TD Bank to pay $28 million for sharing inaccurate consumer data
The information included personal bankruptcies and credit card delinquencies as well as bank accounts that “TD Bank knew or suspected were fraudulently opened.”
By Christine Dobby | Bloomberg
Toronto-Dominion Bank will pay almost $28 million in fines and restitution after the Consumer Financial Protection Bureau said the lender shared inaccurate information about tens of thousands of US customers with consumer reporting companies.
A CFPB investigation found the information included personal bankruptcies and credit card delinquencies as well as bank accounts that “TD Bank knew or suspected were fraudulently opened,” the agency said in a statement Wednesday. “After the bank realized it was botching its reporting to consumer reporting companies, it took far too long to correct many of its errors.”
The information TD shared was for a range of consumer reports, including job and tenant screening and other background reports, the types of data that can affect consumers’ employment prospects, access to credit and ability to secure housing, according to the CFPB.
The bank agreed in a consent order filed Wednesday to pay $7.76 million to the tens of thousands of consumers affected by the fraudulent or inaccurate reports and a $20 million civil penalty. It also agreed to a range of reporting and compliance measures.
“Long before this settlement, TD self-identified these matters and voluntarily and proactively implemented enhancements to our furnishing and dispute handling practices,” Miranda Garrison, a spokesperson for the bank, said by email. “TD cooperated fully to resolve this matter and is committed to continuing to deliver on its responsibilities to its customers.”
The fine is the latest black eye for the Canadian bank, which has a large US operation with more than 10 million customers. It’s already facing allegations it failed to catch money laundering and other financial crimes at numerous US branches.
TD hopes to settle multiple probes with US authorities including the Department of Justice over anti-money laundering compliance lapses by the end of the year. The bank expects to pay more than $3 billion in fines and analysts have said it could also face restrictions on future acquisitions and organic growth in the country.
‘Expanding its empire’
Rohit Chopra, director of the CFPB, said that rather than treating its customers fairly, TD cared more about “growth and expanding its empire through mergers.”
“The CFPB’s investigation found that TD Bank illegally threatened the consumer reports of its customers with fraudulent information and then barely lifted a finger to fix it,” Chopra said. “Regulators will need to focus major attention on TD Bank to change its course.”
The CFPB said that by January 2022, the bank had identified hundreds of thousands of deposit account openings that were “either confirmed or suspected to be fraudulent.”
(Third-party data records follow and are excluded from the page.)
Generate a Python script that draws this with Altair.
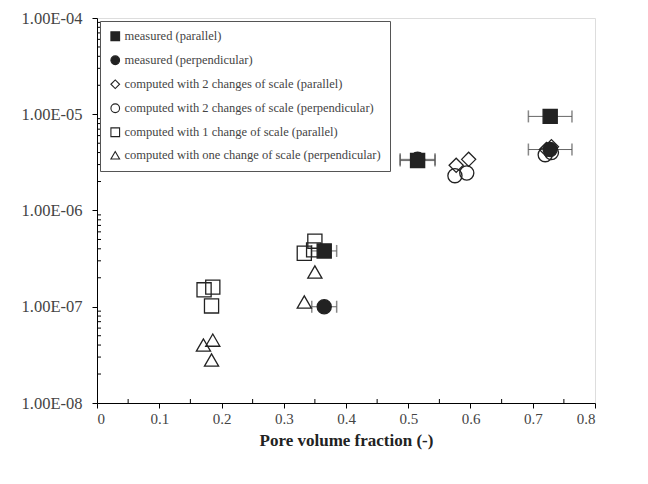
import altair as alt
import pandas as pd

# ---- data ----
series_names = [
    "measured (parallel)",
    "measured (perpendicular)",
    "computed with 2 changes of scale (parallel)",
    "computed with 2 changes of scale (perpendicular)",
    "computed with 1 change of scale (parallel)",
    "computed with one change of scale (perpendicular)",
]

meas_par_x = [0.365, 0.515, 0.728]
meas_par_y = [3.8e-7, 3.3e-6, 9.5e-6]
meas_perp_x = [0.365, 0.515, 0.728]
meas_perp_y = [1.0e-7, 3.4e-6, 4.3e-6]
err_par_half = [0.02, 0.028, 0.035]
err_perp_half = [0.02, 0.028, 0.035]

c2_par_x = [0.577, 0.597, 0.722, 0.73]
c2_par_y = [2.95e-6, 3.4e-6, 4.3e-6, 4.6e-6]
c2_perp_x = [0.575, 0.594, 0.72, 0.73]
c2_perp_y = [2.3e-6, 2.45e-6, 3.8e-6, 4.0e-6]

c1_par_x = [0.172, 0.186, 0.184, 0.333, 0.35, 0.348]
c1_par_y = [1.5e-7, 1.6e-7, 1.02e-7, 3.6e-7, 4.8e-7, 3.9e-7]

c1_perp_x = [0.171, 0.186, 0.184, 0.333, 0.35]
c1_perp_y = [4.0e-8, 4.5e-8, 2.8e-8, 1.12e-7, 2.3e-7]

x_ticks = [0, 0.1, 0.2, 0.3, 0.4, 0.5, 0.6, 0.7, 0.8]
y_ticks = [1e-8, 1e-7, 1e-6, 1e-5, 1e-4]

# ---- tables ----
rows = []
order = [
    (series_names[4], c1_par_x, c1_par_y),
    (series_names[5], c1_perp_x, c1_perp_y),
    (series_names[2], c2_par_x, c2_par_y),
    (series_names[3], c2_perp_x, c2_perp_y),
    (series_names[1], meas_perp_x, meas_perp_y),
    (series_names[0], meas_par_x, meas_par_y),
]
for k, (name, xs, ys) in enumerate(order):
    for i, (x, y) in enumerate(zip(xs, ys)):
        rows.append({"series": name, "x": x, "y": y, "ord": k * 10 + i})
pts = pd.DataFrame(rows)

err_rows = []
for xs, ys, hs in [(meas_par_x, meas_par_y, err_par_half), (meas_perp_x, meas_perp_y, err_perp_half)]:
    for x, y, h in zip(xs, ys, hs):
        err_rows.append({"x": x, "y": y, "xmin": x - h, "xmax": x + h})
err = pd.DataFrame(err_rows)
caps = pd.concat([
    err[["y", "xmin"]].rename(columns={"xmin": "x"}),
    err[["y", "xmax"]].rename(columns={"xmax": "x"}),
])

minor = []
for e in range(-8, -4):
    for m in range(2, 10):
        minor.append({"y": m * 10 ** e})
minor_df = pd.DataFrame(minor)
xminor_df = pd.DataFrame({"x": [i * 0.05 for i in range(1, 16) if i % 2 == 1]})

FONT = "Liberation Serif"

xscale = alt.Scale(domain=[0, 0.8], nice=False)
yscale = alt.Scale(type="log", domain=[1e-8, 1e-4], nice=False)

X = alt.X("x:Q", scale=xscale,
          axis=alt.Axis(values=x_ticks, title="Pore volume fraction (-)", grid=False,
                        labelExpr="datum.value == 0 ? '0' : format(datum.value, '.1f')",
                        labelFont=FONT, labelFontSize=15, labelColor="#444",
                        titleFont=FONT, titleFontSize=17, titleFontWeight="bold",
                        titleColor="#222", titlePadding=6, tickSize=5, domainColor="black",
                        tickColor="black", labelPadding=3))
Y = alt.Y("y:Q", scale=yscale,
          axis=alt.Axis(values=y_ticks, title=None, grid=False,
                        labelExpr="'1.00E-0' + (-round(log(datum.value)/LN10))",
                        labelFont=FONT, labelFontSize=16.5, labelColor="#444",
                        tickSize=5, domainColor="black", tickColor="black", labelPadding=10))

shape_range = ["square", "circle", "diamond", "circle", "square", "triangle-up"]
fill_range = ["#222", "#222", "rgba(255,255,255,0)", "rgba(255,255,255,0)",
              "rgba(255,255,255,0)", "rgba(255,255,255,0)"]
stroke_range = ["#222"] * 6

def legend():
    return alt.Legend(title=None, orient="none", legendX=3, legendY=3,
                      labelFont=FONT, labelFontSize=12.5, labelColor="#444",
                      symbolSize=75, symbolStrokeWidth=1.1, rowPadding=10,
                      strokeColor="#555", padding=9, fillColor="white",
                      labelLimit=400, labelOffset=3)

err_lines = alt.Chart(err).mark_rule(color="#666", strokeWidth=1).encode(
    x=alt.X("xmin:Q", scale=xscale), x2="xmax:Q", y=alt.Y("y:Q", scale=yscale))
err_caps = alt.Chart(caps).mark_tick(color="#555", thickness=1.5, size=12, orient="vertical").encode(
    x=alt.X("x:Q", scale=xscale), y=alt.Y("y:Q", scale=yscale))

points = alt.Chart(pts).mark_point(strokeWidth=1.3, size=200, opacity=1).encode(
    x=X, y=Y,
    shape=alt.Shape("series:N", scale=alt.Scale(domain=series_names, range=shape_range), legend=legend()),
    fill=alt.Fill("series:N", scale=alt.Scale(domain=series_names, range=fill_range), legend=legend()),
    stroke=alt.Stroke("series:N", scale=alt.Scale(domain=series_names, range=stroke_range), legend=legend()),
    order=alt.Order("ord:Q"),
)

yminor = alt.Chart(minor_df).mark_rule(color="black", strokeWidth=1).encode(
    x=alt.value(0), x2=alt.value(4), y=alt.Y("y:Q", scale=yscale))
xminor = alt.Chart(xminor_df).mark_rule(color="black", strokeWidth=1).encode(
    x=alt.X("x:Q", scale=xscale), y=alt.value(385), y2=alt.value(381))

chart = alt.layer(yminor, xminor, err_lines, err_caps, points).properties(
    width=498, height=385, autosize="none",
    padding={"left": 89, "top": 10, "right": 40, "bottom": 73},
).configure_view(stroke="black", strokeWidth=1).configure(background="white")

chart.save("out.html", embed_options={"renderer": "svg", "actions": False})
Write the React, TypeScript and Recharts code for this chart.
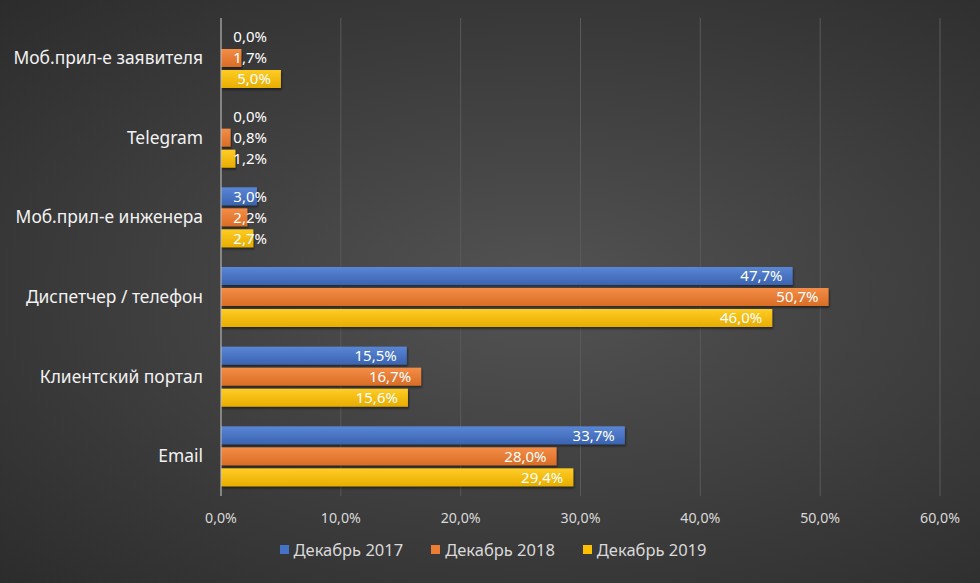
import React from "react";
import {
  Bar,
  BarChart,
  CartesianGrid,
  Legend,
  XAxis,
  YAxis,
} from "recharts";

const categories = [
  "Моб.прил-е заявителя",
  "Telegram",
  "Моб.прил-е инженера",
  "Диспетчер / телефон",
  "Клиентский портал",
  "Email",
];
const dec2017 = [0, 0, 3.0, 47.7, 15.5, 33.7];
const dec2018 = [1.7, 0.8, 2.2, 50.7, 16.7, 28.0];
const dec2019 = [5.0, 1.2, 2.7, 46.0, 15.6, 29.4];
const xTicks = [0, 10, 20, 30, 40, 50, 60];

const series = [
  { key: "y2017", name: "Декабрь 2017", color: "#4472c4", light: "#5a86d6", dark: "#3a63b0" },
  { key: "y2018", name: "Декабрь 2018", color: "#ed7d31", light: "#f48d47", dark: "#d96d25" },
  { key: "y2019", name: "Декабрь 2019", color: "#ffc000", light: "#ffcc26", dark: "#e8ad00" },
];

const data = categories.map((name, i) => ({
  name,
  y2017: dec2017[i],
  y2018: dec2018[i],
  y2019: dec2019[i],
}));

const FONT = "'Noto Sans', 'Open Sans', sans-serif";
const fmt = (v: number) => v.toFixed(1).replace(".", ",") + "%";

// bar + its value label; drawn even when the value is 0 (Excel still shows 0,0%)
function makeShape(key: string) {
  return (props: any) => {
    const { x, y, width, height, value } = props;
    const v = Array.isArray(value) ? value[1] - value[0] : value;
    const w = Math.max(0, width || 0);
    const right = Math.max(x + w - 10, x + 46);
    return (
      <g>
        {w > 0 && (
          <rect
            x={x}
            y={y}
            width={w}
            height={height}
            fill={`url(#g-${key})`}
            filter="url(#shadow)"
          />
        )}
        <text
          x={right}
          y={y + height / 2}
          dy="0.36em"
          textAnchor="end"
          fill="#ffffff"
          fontSize={15}
          fontFamily={FONT}
        >
          {fmt(v)}
        </text>
      </g>
    );
  };
}

function LegendBox() {
  return (
    <div
      style={{
        display: "flex",
        justifyContent: "center",
        gap: 28,
        fontFamily: FONT,
        fontSize: 16.5,
        color: "#d9d9d9",
        paddingLeft: 46,
      }}
    >
      {series.map((s) => (
        <div key={s.key} style={{ display: "flex", alignItems: "center" }}>
          <span
            style={{
              display: "inline-block",
              width: 9,
              height: 9,
              background: s.color,
              marginRight: 5,
            }}
          />
          {s.name}
        </div>
      ))}
    </div>
  );
}

export default function App() {
  return (
    <div
      style={{
        position: "absolute",
        left: 0,
        top: 0,
        width: 980,
        height: 583,
        background:
          "radial-gradient(ellipse at 55% 50%, #535353 0%, #414141 45%, #2c2c2c 100%)",
      }}
    >
      <BarChart
        width={980}
        height={583}
        layout="vertical"
        data={data}
        margin={{ top: 18, right: 40, bottom: 22, left: 0 }}
        barSize={18}
        barGap={3}
      >
        <defs>
          {series.map((s) => (
            <linearGradient key={s.key} id={"g-" + s.key} x1="0" y1="0" x2="0" y2="1">
              <stop offset="0%" stopColor={s.light} />
              <stop offset="100%" stopColor={s.dark} />
            </linearGradient>
          ))}
          <filter id="shadow" x="-5%" y="-20%" width="110%" height="160%">
            <feDropShadow dx="1" dy="2" stdDeviation="1.2" floodColor="#000" floodOpacity="0.45" />
          </filter>
        </defs>
        <CartesianGrid horizontal={false} stroke="#5a5a5a" strokeWidth={1} />
        <XAxis
          type="number"
          domain={[0, 60]}
          ticks={xTicks}
          tickFormatter={fmt}
          axisLine={false}
          tickLine={false}
          tickMargin={11}
          height={42}
          tick={{ fill: "#d9d9d9", fontSize: 14.2, fontFamily: FONT }}
        />
        <YAxis
          type="category"
          dataKey="name"
          width={221}
          axisLine={{ stroke: "#bfbfbf" }}
          tickLine={false}
          tickMargin={12}
          tick={{ fill: "#f2f2f2", fontSize: 17.4, fontFamily: FONT }}
        />
        {series.map((s) => (
          <Bar
            key={s.key}
            dataKey={s.key}
            name={s.name}
            fill={s.color}
            shape={makeShape(s.key)}
            isAnimationActive={false}
          />
        ))}
        <Legend verticalAlign="bottom" content={LegendBox} />
      </BarChart>
    </div>
  );
}
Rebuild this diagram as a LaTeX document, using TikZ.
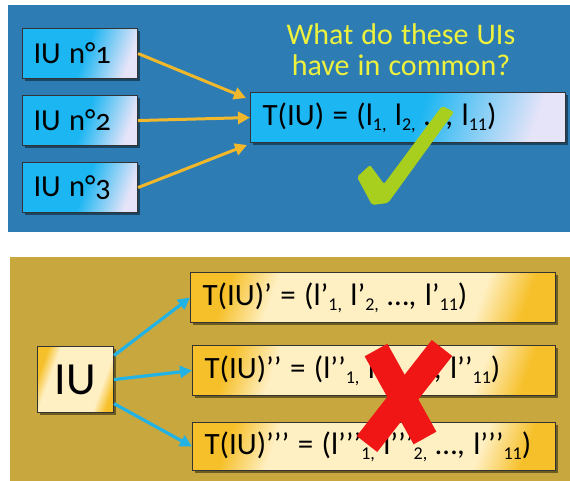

By April of 2023, the agency said that “instead of making sure only accurate information about its customers was sent to consumer reporting companies, TD Bank kept sharing fraudulent information about those accounts as if it belonged to the bank’s customers.”
The CFPB also said the bank reported inaccurate information about credit card accounts to consumer reporting companies and that it didn’t have adequate processes in place to investigate and resolve disputes over consumer reporting.